Low and Slow: The Secret to Melt-in-Your-Mouth Texas Brisket

Skip the sauce and let the post oak do the work. This traditional Texas brisket recipe focuses on simple seasonings and a long rest to ensure every slice is tender, rendered, and packed with flavor.


Prep Time:

45-60 mins

Cook Time:

12–16 hours

Ingredients

  • 1 - Whole Packer Brisket (12–15 lbs): Look for a "Prime" grade if possible; the marbling is key for Texas style.
  • ½ cup - 16-mesh Coarse Black Pepper
  • ½ cup - Kosher Salt (Diamond Crystal is a BBQ favorite)
  • The Spritz - 1 cup Water or a mix of Apple Cider Vinegar and water

Instructions

The Trim

  • Step 1
    Cold brisket is easier to trim. Remove the hard "deckle" fat and square off the edges. Trim the fat cap down to a uniform 1/4-inch thickness. Your goal is an aerodynamic shape that prevents thin edges from burning.

The Seasoning

  • Step 2
    Apply your salt and pepper rub generously. Texas style means a heavy coat—you should still see some meat through the pepper, but it should be a "heavy grit" texture. Let it sit at room temperature while the smoker heats up.

The Smoke

  • Step 3
    Preheat your smoker to 225°F–250°F. Use Post Oak wood if available for that authentic Central Texas flavor. Place the brisket on the smoker (fat side up or down depending on your heat source) and leave it alone for the first 3 hours.

    Time:

    3 hours

    Cook Temp:

    225°F–250°F

The Spritz

  • Step 4
    After 3 or 4 hours, start checking the bark. If edges look dry, spritz them with water or ACV. Do this every hour until the internal temperature reaches about 165°F.

    Probe Temp:

    165°F

The Wrap (The Stall)

  • Step 5
    When the brisket hits the "stall" (where the temp stops rising) and the bark is dark and set, wrap it tightly in pink butcher paper.

The Finish

  • Step 6
    Return the wrapped brisket to the smoker. Continue cooking until the internal temperature reaches 200°F–205°F. The real test is "probe tenderness"—the thermometer should slide into the flat like it’s hitting room-temperature butter.

    Probe Temp:

    200°F–205°F

The Rest

  • Step 7
    This is the most important step. Wrap the paper-covered brisket in a towel and place it in an empty cooler (no ice!) for at least 2 hours. This allows the muscle fibers to relax and reabsorb the juices.

    Time:

    2 hours

The Pitmaster’s Toolkit

Precision is everything when dealing with a 12-hour cook. These are the specific tools I use to ensure a perfect result every time:

  • Victorinox 6-Inch Curved Boning Knife: Essential for a clean, aerodynamic trim.
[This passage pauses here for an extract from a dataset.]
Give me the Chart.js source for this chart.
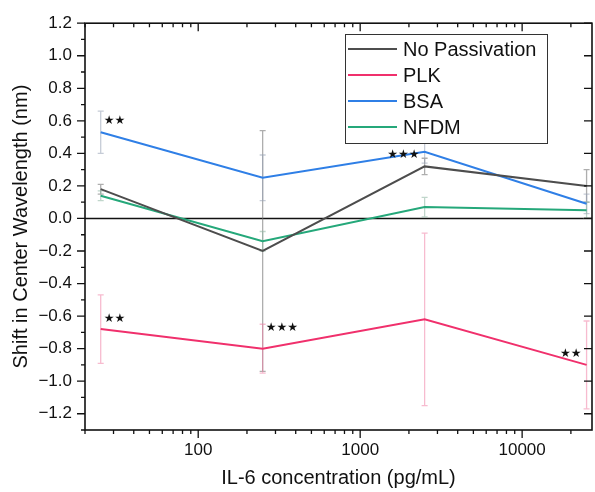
<!DOCTYPE html>
<html>
<head>
<meta charset="utf-8">
<script src="https://cdn.jsdelivr.net/npm/chart.js@4/dist/chart.umd.min.js"></script>
<style>
  html, body { margin: 0; padding: 0; background: #fff; }
  #wrap { width: 595px; height: 492px; position: relative; }
</style>
</head>
<body>
<div id="wrap"><canvas id="c"></canvas></div>
<script>
// ── Data ──────────────────────────────────────────────────────
const concentrations   = [25, 250, 2500, 25000];
const noPassivation    = [0.18, -0.20, 0.32, 0.20];
const noPassivationErr = [0.03, 0.74, 0.05, 0.10];
const plk              = [-0.68, -0.80, -0.62, -0.90];
const plkErr           = [0.21, 0.15, 0.53, 0.27];
const bsa              = [0.53, 0.25, 0.41, 0.09];
const bsaErr           = [0.13, 0.14, 0.07, 0.06];
const nfdm             = [0.14, -0.14, 0.07, 0.05];
const nfdmErr          = [0.03, 0.06, 0.06, 0.05];

const xTickLabels = [100, 1000, 10000];
const yTickLabels = [-1.2, -1.0, -0.8, -0.6, -0.4, -0.2, 0.0, 0.2, 0.4, 0.6, 0.8, 1.0, 1.2];

// significance marks
const sigText  = ['**', '**', '***', '***', '**'];
const sigX     = [25, 25, 250, 2500, 25000];
const sigY     = [0.60, -0.62, -0.67, 0.39, -0.83];
const sigAlign = ['left', 'left', 'left', 'right', 'right'];

const SERIES = [
  { label: 'No Passivation', data: noPassivation, err: noPassivationErr, color: '#4d4d4d', errColor: 'rgba(120,120,120,0.6)' },
  { label: 'PLK',            data: plk,           err: plkErr,           color: '#f0306c', errColor: 'rgba(240,120,160,0.5)' },
  { label: 'BSA',            data: bsa,           err: bsaErr,           color: '#2f7fe6', errColor: 'rgba(150,160,180,0.55)' },
  { label: 'NFDM',           data: nfdm,          err: nfdmErr,          color: '#25a87a', errColor: 'rgba(140,180,160,0.55)' },
];

// ── Plugins ───────────────────────────────────────────────────
const errorBars = {
  id: 'errorBars',
  beforeDatasetsDraw(chart) {
    const { ctx, scales: { x, y }, chartArea: a } = chart;
    ctx.save();
    ctx.beginPath(); ctx.rect(a.left, a.top, a.right - a.left, a.bottom - a.top); ctx.clip();
    // zero line
    ctx.strokeStyle = '#111'; ctx.lineWidth = 1.6;
    ctx.beginPath();
    ctx.moveTo(a.left, y.getPixelForValue(0)); ctx.lineTo(a.right, y.getPixelForValue(0));
    ctx.stroke();
    SERIES.forEach(s => {
      ctx.strokeStyle = s.errColor; ctx.lineWidth = 1.3;
      concentrations.forEach((c, i) => {
        const px = x.getPixelForValue(c);
        const y1 = y.getPixelForValue(s.data[i] + s.err[i]);
        const y2 = y.getPixelForValue(s.data[i] - s.err[i]);
        ctx.beginPath();
        ctx.moveTo(px, y1); ctx.lineTo(px, y2);
        ctx.moveTo(px - 3, y1); ctx.lineTo(px + 3, y1);
        ctx.moveTo(px - 3, y2); ctx.lineTo(px + 3, y2);
        ctx.stroke();
      });
    });
    ctx.restore();
  },
};

const frameAndTicks = {
  id: 'frameAndTicks',
  afterDatasetsDraw(chart) {
    const { ctx, scales: { x, y }, chartArea: a } = chart;
    ctx.save();
    ctx.strokeStyle = '#111'; ctx.lineWidth = 1.6;
    ctx.strokeRect(a.left, a.top, a.right - a.left, a.bottom - a.top);

    ctx.lineWidth = 1.3;
    ctx.beginPath();
    // x ticks: bottom outward, top inward
    for (let dec = 10; dec <= 10000; dec *= 10) {
      for (let m = 1; m <= 9; m++) {
        const v = dec * m;
        if (v < x.min || v > x.max) continue;
        const px = x.getPixelForValue(v);
        const len = m === 1 ? 8 : 4;
        ctx.moveTo(px, a.bottom); ctx.lineTo(px, a.bottom + len);
        ctx.moveTo(px, a.top);    ctx.lineTo(px, a.top + len);
      }
    }
    // y ticks: left outward (major+minor), right inward (major)
    for (let k = -13; k <= 12; k++) {
      const v = k / 10;
      const py = y.getPixelForValue(v);
      const major = k % 2 === 0;
      const len = major ? 8 : 4;
      ctx.moveTo(a.left, py); ctx.lineTo(a.left - len, py);
      if (major) { ctx.moveTo(a.right, py); ctx.lineTo(a.right - len, py); }
    }
    ctx.stroke();

    // significance marks, drawn as filled stars
    ctx.fillStyle = '#111';
    ctx.font = '12px "DejaVu Sans"';
    ctx.textBaseline = 'middle';
    sigText.forEach((t, i) => {
      const px = x.getPixelForValue(sigX[i]);
      const py = y.getPixelForValue(sigY[i]);
      ctx.textAlign = sigAlign[i];
      ctx.fillText(t.replace(/\*/g, '\u2605'), sigAlign[i] === 'left' ? px + 3 : px - 5, py);
    });

    // legend
    const lx = 345, ly = 34, lw = 202, lh = 109;
    ctx.fillStyle = '#fff';
    ctx.fillRect(lx, ly, lw, lh);
    ctx.strokeStyle = '#333'; ctx.lineWidth = 1;
    ctx.strokeRect(lx + 0.5, ly + 0.5, lw, lh);
    ctx.font = '20px "Liberation Sans", Arial, sans-serif';
    ctx.textAlign = 'left';
    ctx.fillStyle = '#111';
    SERIES.forEach((s, i) => {
      const ry = ly + 15 + i * 26;
      ctx.strokeStyle = s.color; ctx.lineWidth = 2;
      ctx.beginPath(); ctx.moveTo(lx + 3, ry); ctx.lineTo(lx + 52, ry); ctx.stroke();
      ctx.fillText(s.label, lx + 58, ry + 1);
    });
    ctx.restore();
  },
};

// ── Chart ─────────────────────────────────────────────────────
const FONT = '"Liberation Sans", Arial, sans-serif';

new Chart(document.getElementById('c'), {
  type: 'line',
  data: {
    datasets: SERIES.map(s => ({
      label: s.label,
      data: concentrations.map((c, i) => ({ x: c, y: s.data[i] })),
      borderColor: s.color,
      borderWidth: 2,
      pointRadius: 0,
      tension: 0,
      fill: false,
    })),
  },
  options: {
    responsive: true, maintainAspectRatio: false, animation: false,
    layout: { padding: { left: 0, right: 3, top: 20, bottom: 0 } },
    plugins: { legend: { display: false }, tooltip: { enabled: false } },
    scales: {
      x: {
        type: 'logarithmic', min: 20, max: 27000,
        grid: { display: false, drawTicks: false },
        border: { display: false },
        afterBuildTicks: s => { s.ticks = xTickLabels.map(v => ({ value: v })); },
        afterFit: s => { s.height = 62; },
        ticks: {
          color: '#111', padding: 10, maxRotation: 0, autoSkip: false,
          font: { family: FONT, size: 17 },
          callback: v => String(v),
        },
        title: {
          display: true, text: 'IL-6 concentration (pg/mL)', color: '#111',
          font: { family: FONT, size: 20 }, padding: { top: 0, bottom: 2 },
        },
      },
      y: {
        min: -1.3, max: 1.2,
        grid: { display: false, drawTicks: false },
        border: { display: false },
        afterBuildTicks: s => { s.ticks = yTickLabels.map(v => ({ value: v })); },
        afterFit: s => { s.width = 85; },
        ticks: {
          color: '#111', padding: 13,
          font: { family: FONT, size: 17 },
          callback: v => (v < 0 ? '\u2212' : '') + Math.abs(v).toFixed(1),
        },
        title: {
          display: true, text: 'Shift in Center Wavelength (nm)', color: '#111',
          font: { family: FONT, size: 20 }, padding: { top: 9, bottom: 0 },
        },
      },
    },
  },
  plugins: [errorBars, frameAndTicks],
});
</script>
</body>
</html>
Its semi-stiff blade allows you to navigate the fat and deckle with professional accuracy.
  • Thermapen ONE Instant-Read Thermometer: The gold standard for speed and accuracy. You need to know exactly when your brisket hits that 203°F sweet spot without losing heat by keeping the lid open.
  • Bryco Pink Butcher Paper: Unlike foil, butcher paper allows the meat to breathe. It protects the bark while allowing smoke to penetrate, preventing the “pot roast” texture common with foil wraps.
  • Victorinox 12-Inch Granton Edge Slicing Knife: Don’t ruin your hard work with a dull knife. This long blade allows for single-stroke, uniform slices that showcase the smoke ring and fat render.
Pro-Tip for Florida Pitmasters: In our humid climate, keep an eye on your fire management. Humidity can affect how your wood burns, so ensure you have plenty of airflow to keep the smoke “blue” and thin, rather than thick and white.

Pro Tip:

Slicing Direction: Always slice against the grain. Remember that the grain of the “Flat” and the “Point” (the two muscles of the brisket) run in different directions. You’ll need to rotate the brisket 90 degrees once you reach the halfway point.